>> BEGIN

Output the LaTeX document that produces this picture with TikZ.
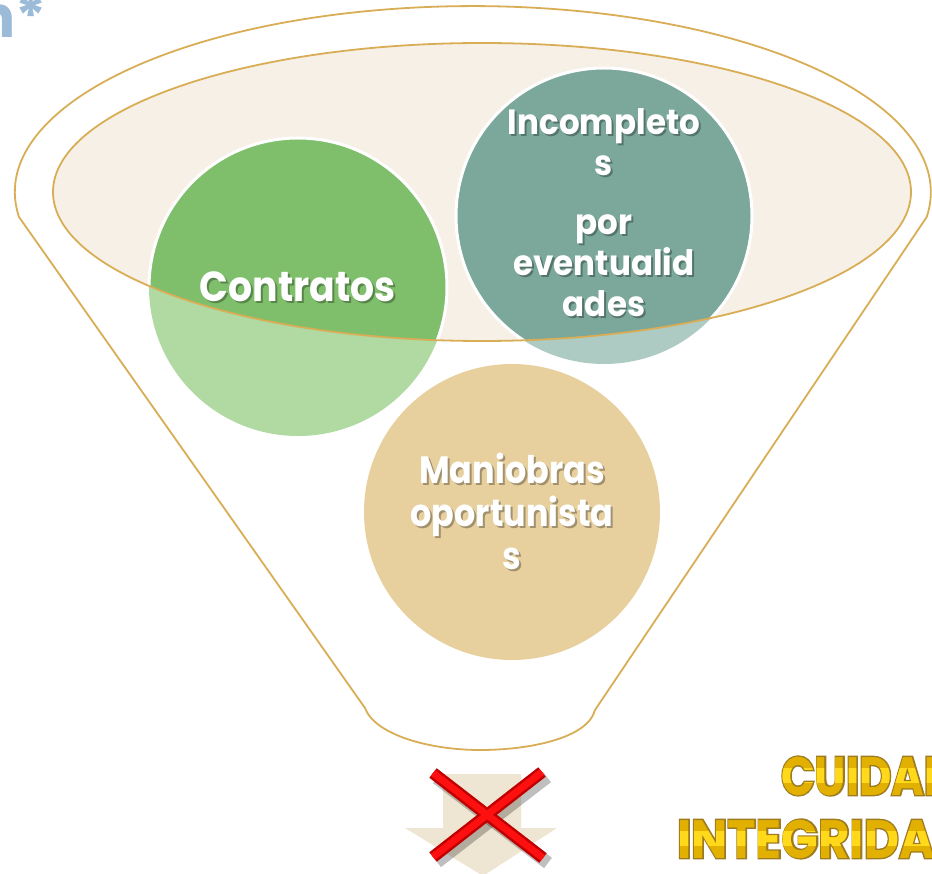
\documentclass[tikz,border=0pt]{standalone}
\usepackage{fontspec}
\newfontfamily\popa{Poppins}[FakeStretch=0.9]
\newfontfamily\popt{Poppins}[FakeStretch=0.93]
\newfontfamily\popm{Poppins}[FakeStretch=0.88]
\newfontfamily\pop{Poppins}
\newfontfamily\popg{Poppins}[FakeStretch=0.82]
\newfontfamily\popgo{Poppins}[FakeStretch=0.82,FakeBold=5]
\newfontfamily\popgb{Poppins}[FakeStretch=0.89]
\newfontfamily\popgbo{Poppins}[FakeStretch=0.89,FakeBold=5]
\definecolor{gold}{HTML}{D8AD55}
\definecolor{beige}{HTML}{F7F0E6}
\definecolor{gdark}{HTML}{7FBF6B}
\definecolor{glight}{HTML}{B1D9A2}
\definecolor{tdark}{HTML}{7BA89B}
\definecolor{tlight}{HTML}{AECBC3}
\definecolor{tanc}{HTML}{E8D09E}
\definecolor{arrowc}{HTML}{EFE5D3}
\definecolor{titleblue}{HTML}{9BBBD9}
\definecolor{goldtxt}{HTML}{E2B000}
\definecolor{goldhi}{HTML}{FFD91A}
\definecolor{goldedge}{HTML}{9C7B22}
\definecolor{xred}{HTML}{FF1010}
\definecolor{xdark}{HTML}{C00000}
\tikzset{
  circtxt/.style={text=white, inner sep=0, align=center},
  shadtxt/.style={text=black, text opacity=0.3, inner sep=0, align=center},
  funnelline/.style={draw=gold, line width=1.8pt},
  goldword/.style={inner sep=0, anchor=base west},
}
\begin{document}
\begin{tikzpicture}[x=1pt,y=-1pt]
\useasboundingbox (0,0) rectangle (932,874);
% title fragment
\node[text=titleblue, inner sep=0, anchor=base east, font={\pop\bfseries\fontsize{58}{60}\selectfont}] (title) at (47,38) {n*};
% funnel outline
\draw[funnelline] (19,217) arc[start angle=172.3, end angle=367.7, x radius=458, y radius=186]
  -- (595,710) .. controls (588,738) and (530,750) .. (480,750)
  .. controls (430,750) and (375,735) .. (365,708) -- cycle;
% inner ellipse fill
\fill[beige] (482,192) ellipse[x radius=429, y radius=149];
% circles (light parts)
\fill[glight] (298,287) circle[radius=149];
\fill[tlight] (604,216) circle[radius=148];
\fill[tanc] (512,512) circle[radius=148];
% dark parts inside ellipse
\begin{scope}
  \clip (482,192) ellipse[x radius=429, y radius=149];
  \filldraw[fill=gdark, draw=white, line width=3pt] (298,287) circle[radius=149];
  \filldraw[fill=tdark, draw=white, line width=3pt] (604,216) circle[radius=148];
\end{scope}
\draw[funnelline] (482,192) ellipse[x radius=429, y radius=149];
% texts
\node[shadtxt, anchor=base, font={\popa\bfseries\fontsize{42}{48}\selectfont}] (c1s) at (300,304) {Contratos};
\node[circtxt, anchor=base, font={\popa\bfseries\fontsize{42}{48}\selectfont}] (c1) at (298,302) {Contratos};
\node[shadtxt, font={\popt\bfseries\fontsize{35}{41}\selectfont}] (c2s) at (606,215) {Incompleto\\s\\[18pt]por\\eventualid\\ades};
\node[circtxt, font={\popt\bfseries\fontsize{35}{41}\selectfont}] (c2) at (604,213) {Incompleto\\s\\[18pt]por\\eventualid\\ades};
\node[shadtxt, font={\popm\bfseries\fontsize{38}{43}\selectfont}] (c3s) at (514,513) {Maniobras\\oportunista\\s};
\node[circtxt, font={\popm\bfseries\fontsize{38}{43}\selectfont}] (c3) at (512,511) {Maniobras\\oportunista\\s};
% down arrow
\fill[arrowc] (443,774) -- (521,774) -- (521,828) -- (557,828) -- (483,876) -- (405,828) -- (443,828) -- cycle;
% red cross
\begin{scope}[line cap=butt]
  \draw[black, opacity=0.25, line width=13pt] (437,778) -- (548,863);
  \draw[black, opacity=0.25, line width=13pt] (547,777) -- (437,862);
  \draw[xdark, line width=12pt] (433,773) -- (543,858);
  \draw[xdark, line width=12pt] (542,772) -- (433,857);
  \draw[xred, line width=7pt] (433,773) -- (543,858);
  \draw[xred, line width=7pt] (542,772) -- (433,857);
\end{scope}
% gold words
\node[goldword, text=goldedge, font={\popgo\bfseries\fontsize{54}{60}\selectfont}] (w1o) at (781,795) {CUIDAD};
\node[goldword, text=goldtxt, font={\popg\bfseries\fontsize{54}{60}\selectfont}] (w1) at (781,795) {CUIDAD};
\node[goldword, text=goldedge, font={\popgbo\bfseries\fontsize{54}{60}\selectfont}] (w2o) at (677,858) {INTEGRIDAD};
\node[goldword, text=goldtxt, font={\popgb\bfseries\fontsize{54}{60}\selectfont}] (w2) at (677,858) {INTEGRIDAD};
\begin{scope}
  \clip (600,768) rectangle (932,782) (600,831) rectangle (932,845);
  \node[goldword, text=goldhi, font={\popg\bfseries\fontsize{54}{60}\selectfont}] (w1h) at (781,795) {CUIDAD};
  \node[goldword, text=goldhi, font={\popgb\bfseries\fontsize{54}{60}\selectfont}] (w2h) at (677,858) {INTEGRIDAD};
\end{scope}
\end{tikzpicture}
\end{document}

>> END

Problem => Reproduce the full material exactly, excluding the pictures.

Finished exercise =>
Output the LaTeX document that produces this picture with TikZ.
\documentclass[tikz,border=0pt]{standalone}
\usepackage{fontspec}
\newfontfamily\popa{Poppins}[FakeStretch=0.9]
\newfontfamily\popt{Poppins}[FakeStretch=0.93]
\newfontfamily\popm{Poppins}[FakeStretch=0.88]
\newfontfamily\pop{Poppins}
\newfontfamily\popg{Poppins}[FakeStretch=0.82]
\newfontfamily\popgo{Poppins}[FakeStretch=0.82,FakeBold=5]
\newfontfamily\popgb{Poppins}[FakeStretch=0.89]
\newfontfamily\popgbo{Poppins}[FakeStretch=0.89,FakeBold=5]
\definecolor{gold}{HTML}{D8AD55}
\definecolor{beige}{HTML}{F7F0E6}
\definecolor{gdark}{HTML}{7FBF6B}
\definecolor{glight}{HTML}{B1D9A2}
\definecolor{tdark}{HTML}{7BA89B}
\definecolor{tlight}{HTML}{AECBC3}
\definecolor{tanc}{HTML}{E8D09E}
\definecolor{arrowc}{HTML}{EFE5D3}
\definecolor{titleblue}{HTML}{9BBBD9}
\definecolor{goldtxt}{HTML}{E2B000}
\definecolor{goldhi}{HTML}{FFD91A}
\definecolor{goldedge}{HTML}{9C7B22}
\definecolor{xred}{HTML}{FF1010}
\definecolor{xdark}{HTML}{C00000}
\tikzset{
  circtxt/.style={text=white, inner sep=0, align=center},
  shadtxt/.style={text=black, text opacity=0.3, inner sep=0, align=center},
  funnelline/.style={draw=gold, line width=1.8pt},
  goldword/.style={inner sep=0, anchor=base west},
}
\begin{document}
\begin{tikzpicture}[x=1pt,y=-1pt]
\useasboundingbox (0,0) rectangle (932,874);
% title fragment
\node[text=titleblue, inner sep=0, anchor=base east, font={\pop\bfseries\fontsize{58}{60}\selectfont}] (title) at (47,38) {n*};
% funnel outline
\draw[funnelline] (19,217) arc[start angle=172.3, end angle=367.7, x radius=458, y radius=186]
  -- (595,710) .. controls (588,738) and (530,750) .. (480,750)
  .. controls (430,750) and (375,735) .. (365,708) -- cycle;
% inner ellipse fill
\fill[beige] (482,192) ellipse[x radius=429, y radius=149];
% circles (light parts)
\fill[glight] (298,287) circle[radius=149];
\fill[tlight] (604,216) circle[radius=148];
\fill[tanc] (512,512) circle[radius=148];
% dark parts inside ellipse
\begin{scope}
  \clip (482,192) ellipse[x radius=429, y radius=149];
  \filldraw[fill=gdark, draw=white, line width=3pt] (298,287) circle[radius=149];
  \filldraw[fill=tdark, draw=white, line width=3pt] (604,216) circle[radius=148];
\end{scope}
\draw[funnelline] (482,192) ellipse[x radius=429, y radius=149];
% texts
\node[shadtxt, anchor=base, font={\popa\bfseries\fontsize{42}{48}\selectfont}] (c1s) at (300,304) {Contratos};
\node[circtxt, anchor=base, font={\popa\bfseries\fontsize{42}{48}\selectfont}] (c1) at (298,302) {Contratos};
\node[shadtxt, font={\popt\bfseries\fontsize{35}{41}\selectfont}] (c2s) at (606,215) {Incompleto\\s\\[18pt]por\\eventualid\\ades};
\node[circtxt, font={\popt\bfseries\fontsize{35}{41}\selectfont}] (c2) at (604,213) {Incompleto\\s\\[18pt]por\\eventualid\\ades};
\node[shadtxt, font={\popm\bfseries\fontsize{38}{43}\selectfont}] (c3s) at (514,513) {Maniobras\\oportunista\\s};
\node[circtxt, font={\popm\bfseries\fontsize{38}{43}\selectfont}] (c3) at (512,511) {Maniobras\\oportunista\\s};
% down arrow
\fill[arrowc] (443,774) -- (521,774) -- (521,828) -- (557,828) -- (483,876) -- (405,828) -- (443,828) -- cycle;
% red cross
\begin{scope}[line cap=butt]
  \draw[black, opacity=0.25, line width=13pt] (437,778) -- (548,863);
  \draw[black, opacity=0.25, line width=13pt] (547,777) -- (437,862);
  \draw[xdark, line width=12pt] (433,773) -- (543,858);
  \draw[xdark, line width=12pt] (542,772) -- (433,857);
  \draw[xred, line width=7pt] (433,773) -- (543,858);
  \draw[xred, line width=7pt] (542,772) -- (433,857);
\end{scope}
% gold words
\node[goldword, text=goldedge, font={\popgo\bfseries\fontsize{54}{60}\selectfont}] (w1o) at (781,795) {CUIDAD};
\node[goldword, text=goldtxt, font={\popg\bfseries\fontsize{54}{60}\selectfont}] (w1) at (781,795) {CUIDAD};
\node[goldword, text=goldedge, font={\popgbo\bfseries\fontsize{54}{60}\selectfont}] (w2o) at (677,858) {INTEGRIDAD};
\node[goldword, text=goldtxt, font={\popgb\bfseries\fontsize{54}{60}\selectfont}] (w2) at (677,858) {INTEGRIDAD};
\begin{scope}
  \clip (600,768) rectangle (932,782) (600,831) rectangle (932,845);
  \node[goldword, text=goldhi, font={\popg\bfseries\fontsize{54}{60}\selectfont}] (w1h) at (781,795) {CUIDAD};
  \node[goldword, text=goldhi, font={\popgb\bfseries\fontsize{54}{60}\selectfont}] (w2h) at (677,858) {INTEGRIDAD};
\end{scope}
\end{tikzpicture}
\end{document}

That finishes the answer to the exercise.